This page is an English summary of our Thai article on foreign investment rules in Thailand. It focuses on the Foreign Business Act, BOI promotion, and the practical structuring questions foreign investors usually face before starting operations.
Who counts as a foreigner under Thai law
The Thai article begins with the definition in section 4 of the Foreign Business Act. The definition is wider than many investors expect. It can include not only non-Thai individuals and offshore entities, but also Thai-incorporated companies if foreign shareholding reaches the statutory threshold. This is why ownership structure matters from the beginning of the investment plan.
The three restricted business lists
The Foreign Business Act uses three annexed lists with different levels of restriction. List One contains activities that foreigners are prohibited from operating. List Two contains businesses that require ministerial approval with Cabinet involvement. List Three covers businesses where foreigners may operate only with a Foreign Business Licence from the Department of Business Development, often because Thai businesses are considered not yet ready to compete in those sectors.

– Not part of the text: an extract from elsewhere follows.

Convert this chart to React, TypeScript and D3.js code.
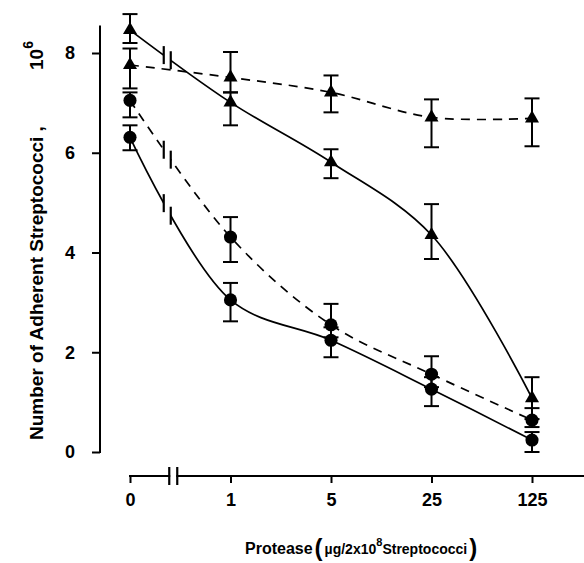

Minimum capital and practical licensing
The Thai article also highlights the minimum capital rules that usually apply to foreign businesses under the ministerial regulations. For many restricted businesses, the practical benchmark is three million baht, subject to the legal structure and applicable exemptions. Investors should not assume that company incorporation alone solves the issue. In many cases, the licence analysis and the capital analysis must be handled together.
BOI and other exemption paths
Not every foreign investor needs to rely on the standard Foreign Business Licence route. BOI promotion can open an alternative path by allowing broader foreign ownership and offering tax and non-tax incentives for promoted activities. The Thai article also notes other possible channels, such as treaty-based advantages or industrial-estate incentives, depending on the nationality of the investor and the nature of the project.
Nominee risk
The article warns clearly against nominee arrangements. Using Thai shareholders merely as stand-ins to bypass foreign ownership restrictions can create serious legal risk. The better approach is to structure the investment transparently and match the legal route to the real business activity.
Practical takeaway
Foreign investment in Thailand is usually not just a company-registration problem. It is a combined question of shareholder structure, restricted business classification, licensing, capital, and available exemptions. Investors who clarify those issues early are less likely to face delays, licence refusal, or later compliance problems.
Primary Thai sources used for this summary
- Foreign Business Act B.E. 2542, especially the statutory definition of foreign status and the restricted business lists.
- Investment Promotion Act B.E. 2520 and the BOI framework discussed in the Thai article.
- Ministerial rules on minimum capital and the practical licensing points summarized in the Thai article.